- Euclid Protocol proposes unified liquidity to connect the $98 billion in DeFi capital split across blockchains to improve pricing and depth.
- Instead of bridges and aggregators, the concept of unified liquidity favors a single liquidity layer where trades from different chains draw from the same pool.
- Euclid Protocol is launching Phase 2 of its mainnet to test unified cross-chain liquidity under real market conditions.
Euclid Protocol has presented its unified liquidity strategy as the solution to the DeFi liquidity fragmentation problem called out by industry leaders, such as Vitalik Buterin.
The March 10 launch of its second phase private mainnet is being pitched as the resolution to the argument that decentralized platforms should feel like an ecosystem and not a series of separate networks.
What problem does unified liquidity solve?
Unified liquidity advocates for one shared pool that serves trades from many networks. Therefore, liquidity stays deep instead of getting chopped into pieces.
Some of the current challenges in the market are due to fragmentation, which is often treated as a routing problem.
Currently, the $98 billion in total value locked (TVL) across DeFi protocols such as Aave and Lido, with close to $56 billion of that parked throughout Ethereum and its L2 networks.
The current solutions provide fixes that lack depth.
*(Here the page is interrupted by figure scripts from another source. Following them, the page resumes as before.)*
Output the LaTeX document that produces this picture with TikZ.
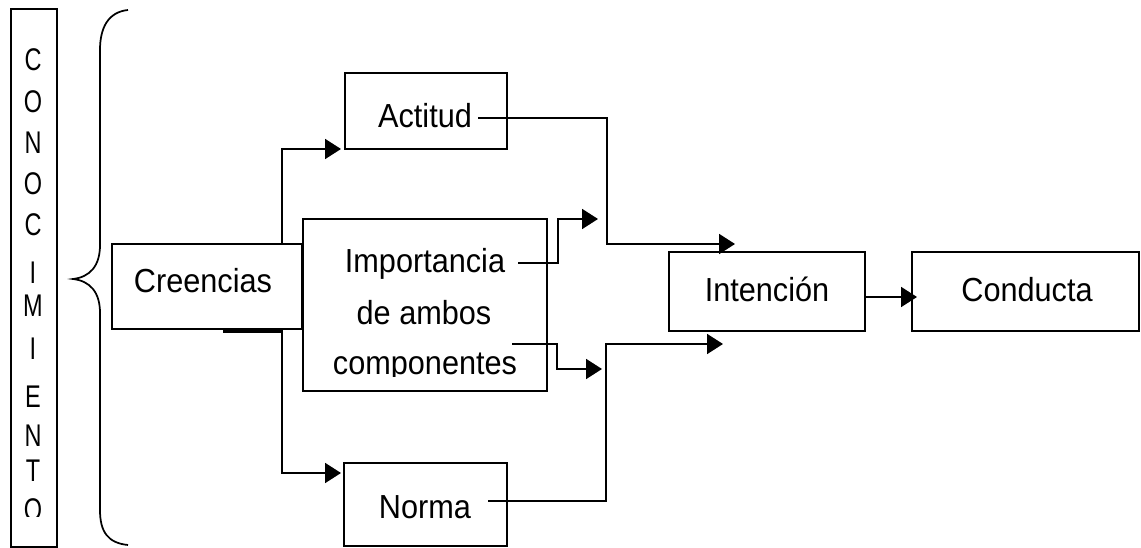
\documentclass[tikz,border=0pt]{standalone}
\usepackage{fontspec}
\setmainfont{Liberation Sans}[FakeStretch=0.92]
\newfontfamily\narrowfont{Liberation Sans}[FakeStretch=0.75]
\usetikzlibrary{arrows.meta,fit}
\begin{document}
\begin{tikzpicture}[x=0.75pt,y=-0.75pt,
  box/.style={draw, line width=1.7pt, rectangle, inner sep=0pt},
  conn/.style={line width=1.4pt},
  arr/.style={conn, -{Triangle[length=12pt,width=15pt]}},
  lbl/.style={font=\fontsize{25}{30}\selectfont, inner sep=0pt},
  vlet/.style={font=\narrowfont\fontsize{23.5}{28}\selectfont, inner sep=0pt}]
\useasboundingbox (0,0) rectangle (1141,548);
\fill[white] (0,0) rectangle (1141,548);

% boxes
\node[box, fit={(11,9) (57,547)}] (con) {};
\node[box, fit={(112,244) (302,329)}] (cre) {};
\node[box, fit={(345,73) (507,149)}] (act) {};
\node[box, fit={(303,219) (547,391)}] (imp) {};
\node[box, fit={(344,463) (507,546)}] (nor) {};
\node[box, fit={(669,252) (865,331)}] (int) {};
\node[box, fit={(912,252) (1139,331)}] (cond) {};

% vertical word
\node[vlet] (l1) at (33,60) {C};
\node[vlet] (l2) at (33,102) {O};
\node[vlet] (l3) at (33,143) {N};
\node[vlet] (l4) at (33,184) {O};
\node[vlet] (l5) at (33,225) {C};
\node[vlet] (l6) at (33,273) {I};
\node[vlet] (l7) at (33,306) {M};
\node[vlet] (l8) at (33,349) {I};
\node[vlet] (l9) at (33,397) {E};
\node[vlet] (l10) at (33,436) {N};
\node[vlet] (l11) at (33,471) {T};
\begin{scope}
\clip (12,480) rectangle (56,516);
\node[vlet] (l12) at (33,510) {O};
\end{scope}

% brace
\draw[line width=1.3pt] (128,10) .. controls (108,12) and (100,28) .. (100,50)
  -- (100,245) .. controls (100,266) and (90,277) .. (73,279)
  .. controls (90,281) and (100,292) .. (100,313)
  -- (100,510) .. controls (100,532) and (108,543) .. (128,545);

% texts
\node[lbl, anchor=base] (creT) at (203,293) {Creencias};
\node[lbl, anchor=base] (actT) at (425,128) {Actitud};
\node[lbl, anchor=base] (imp1) at (425,273) {Importancia};
\node[lbl, anchor=base] (imp2) at (424,325) {de ambos};
\begin{scope}
\clip (304,340) rectangle (546,377);
\node[lbl, anchor=base] (imp3) at (425,375) {componentes};
\end{scope}
\node[lbl, anchor=base] (norT) at (425,518) {Norma};
\node[lbl, anchor=base] (intT) at (767,302) {Intención};
\node[lbl, anchor=base] (conT) at (1027,302) {Conducta};

% thick stub under Creencias
\draw[line width=3pt] (223,331) -- (283,331);

% coordinates
\coordinate (sp) at (282,0);
\coordinate (taA) at (341,149);
\coordinate (taN) at (341,473);
\coordinate (a1) at (478,118);
\coordinate (m1) at (607,244);
\coordinate (t1) at (735,244);
\coordinate (i1) at (518,263);
\coordinate (m2) at (558,219);
\coordinate (t2) at (598,219);
\coordinate (i2) at (512,344);
\coordinate (m3) at (557,369);
\coordinate (t3) at (602,369);
\coordinate (n1) at (488,501);
\coordinate (m4) at (606,344);
\coordinate (t4) at (723,344);
\coordinate (ic) at (0,297);
\coordinate (t5) at (917,297);

% connectors
\draw[arr] (cre.north -| sp) |- (taA);
\draw[arr] (cre.south -| sp) |- (taN);
\draw[arr] (a1) -| (m1) -- (t1);
\draw[arr] (i1) -| (m2) -- (t2);
\draw[arr] (i2) -| (m3) -- (t3);
\draw[arr] (n1) -| (m4) -- (t4);
\draw[arr] (int.east |- ic) -- (t5);
\end{tikzpicture}
\end{document}
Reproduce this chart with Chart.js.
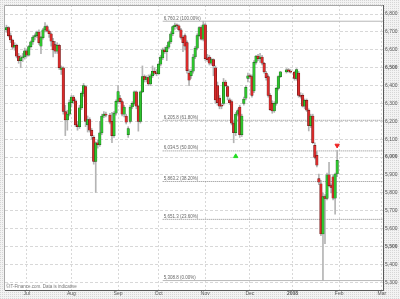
<!DOCTYPE html>
<html>
<head>
<meta charset="utf-8">
<script src="https://cdn.jsdelivr.net/npm/chart.js@4.4.0/dist/chart.umd.min.js"></script>
<style>
  html, body { margin: 0; padding: 0; background: #fff; }
</style>
</head>
<body>
<canvas id="chart" width="400" height="299"></canvas>
<script>
// daily candles, 18 Jun 2007 - 31 Jan 2008
const dates = [
  "2007-06-18","2007-06-19","2007-06-20","2007-06-21","2007-06-22","2007-06-25","2007-06-26","2007-06-27","2007-06-28","2007-06-29",
  "2007-07-02","2007-07-03","2007-07-04","2007-07-05","2007-07-06","2007-07-09","2007-07-10","2007-07-11","2007-07-12","2007-07-13",
  "2007-07-16","2007-07-17","2007-07-18","2007-07-19","2007-07-20","2007-07-23","2007-07-24","2007-07-25","2007-07-26","2007-07-27",
  "2007-07-30","2007-07-31",
  "2007-08-01","2007-08-02","2007-08-03","2007-08-06","2007-08-07","2007-08-08","2007-08-09","2007-08-10","2007-08-13","2007-08-14",
  "2007-08-15","2007-08-16","2007-08-17","2007-08-20","2007-08-21","2007-08-22","2007-08-23","2007-08-24","2007-08-28","2007-08-29",
  "2007-08-30","2007-08-31",
  "2007-09-03","2007-09-04","2007-09-05","2007-09-06","2007-09-07","2007-09-10","2007-09-11","2007-09-12","2007-09-13","2007-09-14",
  "2007-09-17","2007-09-18","2007-09-19","2007-09-20","2007-09-21","2007-09-24","2007-09-25","2007-09-26","2007-09-27","2007-09-28",
  "2007-10-01","2007-10-02","2007-10-03","2007-10-04","2007-10-05","2007-10-08","2007-10-09","2007-10-10","2007-10-11","2007-10-12",
  "2007-10-15","2007-10-16","2007-10-17","2007-10-18","2007-10-19","2007-10-22","2007-10-23","2007-10-24","2007-10-25","2007-10-26",
  "2007-10-29","2007-10-30","2007-10-31",
  "2007-11-01","2007-11-02","2007-11-05","2007-11-06","2007-11-07","2007-11-08","2007-11-09","2007-11-12","2007-11-13","2007-11-14",
  "2007-11-15","2007-11-16","2007-11-19","2007-11-20","2007-11-21","2007-11-22","2007-11-23","2007-11-26","2007-11-27","2007-11-28",
  "2007-11-29","2007-11-30",
  "2007-12-03","2007-12-04","2007-12-05","2007-12-06","2007-12-07","2007-12-10","2007-12-11","2007-12-12","2007-12-13","2007-12-14",
  "2007-12-17","2007-12-18","2007-12-19","2007-12-20","2007-12-21","2007-12-24","2007-12-27","2007-12-28","2007-12-31",
  "2008-01-02","2008-01-03","2008-01-04","2008-01-07","2008-01-08","2008-01-09","2008-01-10","2008-01-11","2008-01-14","2008-01-15",
  "2008-01-16","2008-01-17","2008-01-18","2008-01-21","2008-01-22","2008-01-23","2008-01-24","2008-01-25","2008-01-28","2008-01-29",
  "2008-01-30","2008-01-31"
];

const openV = [
  6712,6725,6680,6655,6615,6625,6565,6540,6555,6560,
  6595,6570,6618,6645,6672,6680,6700,6620,6668,6712,6730,6705,6690,6648,6630,6592,6625,6490,6500,6255,6208,6240,
  6305,6335,6315,6180,6170,6275,6356,6395,6180,6210,6150,6110,5975,6080,6070,6135,6230,6240,6235,6200,6120,6246,
  6312,6330,6310,6240,6230,6125,6200,6280,6300,6365,6285,6200,6365,6450,6435,6445,6410,6455,6480,6470,
  6466,6520,6555,6600,6590,6615,6645,6690,6730,6738,6735,6712,6670,6680,6640,6470,6455,6480,6560,6610,6680,6725,6660,
  6740,6555,6560,6525,6545,6500,6400,6330,6290,6300,6420,6395,6320,6310,6190,6136,6240,6280,6125,6300,6330,6440,
  6455,6450,6370,6530,6565,6550,6560,6525,6470,6450,6345,6300,6258,6300,6384,6450,6477,6488,6480,
  6475,6440,6470,6345,6345,6285,6318,6262,6175,6230,6065,6009,5880,5850,5570,5779,5768,5900,5840,5890,5770,5905
];
const highV = [
  6738,6730,6695,6660,6640,6632,6580,6568,6580,6610,
  6605,6625,6650,6680,6690,6705,6712,6675,6720,6752,6738,6712,6695,6665,6648,6640,6632,6510,6505,6290,6262,6320,
  6345,6345,6325,6200,6290,6365,6412,6400,6230,6220,6160,6120,6085,6095,6200,6240,6255,6252,6245,6250,6255,6320,
  6400,6345,6320,6290,6240,6170,6290,6310,6370,6370,6290,6370,6510,6460,6455,6460,6465,6510,6500,6490,
  6525,6570,6610,6615,6625,6650,6700,6735,6750,6745,6740,6720,6680,6690,6650,6490,6490,6575,6620,6690,6730,6735,6760.2,
  6748,6575,6570,6555,6550,6510,6420,6345,6300,6440,6430,6400,6330,6320,6200,6250,6270,6290,6240,6335,6400,6470,
  6465,6460,6540,6570,6575,6580,6570,6530,6480,6460,6355,6315,6310,6390,6455,6480,6495,6495,6490,
  6480,6495,6480,6360,6355,6325,6325,6270,6240,6240,6080,6030,5905,5870,5800,5790,5910,5970,5850,5900,5910,6037
];
const lowV = [
  6698,6672,6640,6605,6598,6555,6525,6500,6535,6548,
  6560,6565,6610,6630,6655,6670,6630,6578,6660,6700,6700,6670,6620,6560,6580,6580,6490,6462,6240,6120,6150,6230,
  6280,6300,6170,6150,6160,6265,6340,6170,6140,6140,6100,5960,5802,6050,6060,6125,6220,6225,6185,6080,6110,6235,
  6300,6300,6230,6225,6185,6110,6190,6270,6290,6270,6145,6190,6360,6420,6420,6400,6400,6445,6460,6455,
  6460,6510,6545,6580,6540,6605,6635,6680,6715,6720,6705,6660,6590,6600,6470,6400,6440,6470,6550,6600,6675,6655,6650,
  6540,6535,6515,6515,6455,6300,6290,6270,6270,6290,6395,6320,6295,6180,6080,6120,6230,6110,6115,6290,6320,6420,
  6440,6335,6360,6520,6540,6530,6515,6470,6430,6335,6260,6245,6250,6290,6375,6445,6470,6475,6470,
  6430,6430,6335,6330,6280,6270,6255,6146,6165,6075,5990,5945,5845,5560,5308.8,5515,5760,5835,5800,5760,5680,5890
];
const closeV = [
  6725,6680,6655,6615,6625,6565,6540,6555,6560,6595,
  6570,6618,6645,6672,6680,6700,6640,6668,6712,6730,6705,6690,6648,6600,6592,6625,6500,6500,6255,6208,6240,6305,
  6335,6315,6180,6170,6275,6356,6400,6200,6210,6150,6120,5975,6080,6070,6135,6230,6240,6235,6195,6120,6246,6312,
  6367,6310,6240,6280,6195,6160,6280,6300,6365,6285,6200,6365,6450,6435,6445,6410,6455,6480,6470,6466,
  6520,6560,6600,6590,6615,6645,6690,6730,6738,6735,6712,6670,6640,6620,6483,6430,6480,6560,6610,6680,6725,6660,6740,
  6550,6545,6525,6545,6510,6320,6305,6285,6285,6420,6400,6340,6305,6190,6136,6240,6260,6125,6230,6325,6390,6455,
  6450,6345,6530,6565,6550,6560,6525,6477,6445,6345,6265,6258,6300,6384,6450,6477,6488,6480,6475,
  6440,6490,6345,6340,6285,6318,6262,6175,6230,6081,5998,5954,5860,5570,5779,5768,5900,5840,5830,5770,5905,5982
];

// y-axis ticks and month labels
const yTicks = [5300,5400,5500,5600,5700,5800,5900,6000,6100,6200,6300,6400,6500,6600,6700,6800];
const monthStarts = ["2007-07-01","2007-08-01","2007-09-01","2007-10-01","2007-11-01","2007-12-01","2008-01-01","2008-02-01","2008-03-01"];
const monthLabels = ["Jul","Aug","Sep","Oct","Nov","Dec","2008","Feb","Mar"];

// fibonacci retracement drawn from the October high
const fibLevels = [6760.2, 6205.8, 6034.5, 5863.2, 5651.3, 5308.8];
const fibPct = ["100.00%", "61.80%", "50.00%", "38.20%", "23.60%", "0.00%"];
const fibFrom = "2007-10-03";

// signal arrows
const buyDates = ["2007-11-22"];
const buyValues = [6004];
const sellDates = ["2008-01-31"];
const sellValues = [6065];

const FONT = "'Liberation Sans', Arial, sans-serif";
const X_MIN = -0.73, X_MAX = 185.6;

// weekday index from the first candle (the axis skips weekends only)
const base = Date.UTC(2007, 5, 18);
function wd(s) {
  const p = s.split("-").map(Number);
  const t = Date.UTC(p[0], p[1] - 1, p[2]);
  let n = 0;
  for (let u = base; u < t; u += 864e5) {
    const w = new Date(u).getUTCDay();
    if (w > 0 && w < 6) n++;
  }
  return n;
}

const xs = dates.map(wd);
const up = dates.map((d, i) => closeV[i] >= openV[i]);

const wicks = xs.map((x, i) => ({ x: x, y: [lowV[i], highV[i]] }));
const bodies = xs.map((x, i) => ({ x: x, y: [openV[i], closeV[i]] }));

const fibSets = fibLevels.map((v, i) => ({
  type: "line",
  data: [{ x: wd(fibFrom), y: v }, { x: X_MAX, y: v }],
  borderColor: (i === 0 || i === fibLevels.length - 1) ? "#b8b8b8" : "#8a8a8a",
  borderWidth: 1,
  borderDash: (i === 0 || i === fibLevels.length - 1) ? [] : [1, 1],
  pointRadius: 0,
  order: 5
}));

// dotted backdrop round the plot
const pat = document.createElement("canvas");
pat.width = 2; pat.height = 2;
const pg = pat.getContext("2d");
pg.fillStyle = "#f3f3f3"; pg.fillRect(0, 0, 2, 2);
pg.fillStyle = "#d6d6d6"; pg.fillRect(0, 0, 1, 1);

const frame = {
  id: "frame",
  beforeDraw(chart) {
    const { ctx, chartArea: a } = chart;
    ctx.save();
    ctx.fillStyle = ctx.createPattern(pat, "repeat");
    ctx.fillRect(0, 0, chart.width, chart.height);
    ctx.fillStyle = "#fff";
    ctx.fillRect(a.left, a.top, a.right - a.left, a.bottom - a.top);
    ctx.restore();
  },
  afterDatasetsDraw(chart) {
    const { ctx, chartArea: a, scales } = chart;
    ctx.save();
    ctx.strokeStyle = "#a8a8a8";
    ctx.lineWidth = 1;
    ctx.beginPath();
    ctx.moveTo(a.left - 0.5, a.bottom);
    ctx.lineTo(a.left - 0.5, a.top + 0.5);
    ctx.lineTo(a.right, a.top + 0.5);
    ctx.stroke();
    // fib labels
    ctx.font = "4.5px " + FONT;
    ctx.fillStyle = "#666";
    ctx.textBaseline = "bottom";
    const x0 = scales.x.getPixelForValue(wd(fibFrom)) + 1;
    fibLevels.forEach((v, i) => {
      const y = scales.y.getPixelForValue(v);
      const txt = v.toLocaleString("en-US", { minimumFractionDigits: 1, maximumFractionDigits: 1 }) + " (" + fibPct[i] + ")";
      ctx.fillText(txt, x0, y - 0.5);
    });
    // source note
    ctx.fillStyle = "#777";
    ctx.fillText("\u00a9IT-Finance.com. Data is indicative", a.left + 1, a.bottom - 0.5);
    ctx.restore();
  }
};

new Chart(document.getElementById("chart"), {
  type: "bar",
  data: {
    datasets: [
      {
        data: wicks,
        backgroundColor: "#b4b4b4",
        barThickness: 1,
        grouped: false,
        order: 3
      },
      {
        data: bodies,
        backgroundColor: up.map(u => u ? "#2ec42e" : "#d92b2b"),
        borderColor: up.map(u => u ? "#145a14" : "#5a1010"),
        borderWidth: 0.5,
        borderSkipped: false,
        barThickness: 2.5,
        minBarLength: 1,
        grouped: false,
        order: 2
      },
      ...fibSets,
      {
        type: "scatter",
        data: buyDates.map((d, i) => ({ x: wd(d), y: buyValues[i] })),
        pointStyle: "triangle",
        pointRadius: 2.5,
        backgroundColor: "#22dd22",
        borderColor: "#22dd22",
        borderWidth: 1,
        order: 1
      },
      {
        type: "scatter",
        data: sellDates.map((d, i) => ({ x: wd(d), y: sellValues[i] })),
        pointStyle: "triangle",
        rotation: 180,
        pointRadius: 2.5,
        backgroundColor: "#ee2222",
        borderColor: "#ee2222",
        borderWidth: 1,
        order: 1
      }
    ]
  },
  options: {
    responsive: false,
    animation: false,
    layout: { padding: { left: 2, top: 0, right: 0, bottom: 0 } },
    plugins: { legend: { display: false }, tooltip: { enabled: false } },
    scales: {
      x: {
        type: "linear",
        min: X_MIN,
        max: X_MAX,
        offset: false,
        afterBuildTicks: s => { s.ticks = monthStarts.map(d => ({ value: wd(d) })); },
        afterFit: s => { s.height = 9; },
        ticks: {
          autoSkip: false,
          maxRotation: 0,
          padding: 1,
          color: "#555",
          font: ctx => ({ family: FONT, size: 5, weight: ctx.index === 6 ? "bold" : "normal" }),
          callback: (v, i) => monthLabels[i]
        },
        grid: { color: "#d8d8d8", drawTicks: false, offset: false },
        border: { color: "#5a5a5a", width: 1, dash: [2, 2] }
      },
      y: {
        position: "right",
        min: 5256,
        max: 6851,
        afterBuildTicks: s => { s.ticks = yTicks.map(v => ({ value: v })); },
        afterFit: s => { s.width = 17; },
        ticks: {
          padding: 2,
          color: "#555",
          font: ctx => ({ family: FONT, size: 5, weight: ctx.tick && ctx.tick.value % 500 === 0 ? "bold" : "normal" }),
          callback: v => v.toLocaleString("en-US")
        },
        grid: { color: "#d8d8d8", drawTicks: false },
        border: { color: "#5a5a5a", width: 1, dash: [3, 2] }
      }
    }
  },
  plugins: [frame]
});
</script>
</body>
</html>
Bridges move assets between chains, aggregators find the best path across fractured pools, and intent-based protocols allow users to express their intent and delegate execution to solvers.
Each of these tools reduces friction for the end user, but none of them creates depth. There’s also the issue that hackers often target these bridges in hacks due to the high traffic from users moving funds around the DeFi ecosystem.
For example, USDC on Ethereum and USDC on Arbitrum are not the same, and this liquidity gets spread thinner each time the asset shows up on a new trading venue.
With unified liquidity, there is one pool; the prices are formed inside that liquidity pool, and it is accessible to many networks without rebuilding liquidity from scratch each time.
Under this model, for example, a trade initiated from Ethereum and one initiated from BNB Chain pull from the same pool. It enables a protocol to grow its reach without running a fresh liquidity campaign from scratch.
For new token launches, this means platforms can launch once and do not have to rebuild liquidity elsewhere. This is the central idea behind Euclid’s solution.
Euclid to validate unified liquidity solutions as it launches its mainnet
Euclid Protocol is launching the second phase of its private mainnet on March 10, as it works on validating unified markets under production realities.
It rolled out the first phase of its mainnet on February 24 to registered Euclid Passport holders with live transactions across real networks.
The platform came up with a testnet baseline of over 18 million transactions and 350,000 monthly active users. However, it reportedly discovered different failure modes during production.
Euclid Protocol aims to become a liquidity consensus layer, a venue where price forms.
The phase 2 mainnet launch, which the platform calls the real stress test, is expected to be used by a larger community to test the depth, execution quality, and stability of the platform under load.
Three products will be live in this second phase. The first is the Euclid Swap, which allows cross-chain trading while assets remain on their native networks. The second is the Euclid Launch, which gives token creators immediate access to the shared liquidity pool at launch, and finally, the Planet Euclid, the protocol’s missions and rewards layer.
Passport minting is permanently closed at 155,000; however, access is still available via secondary markets.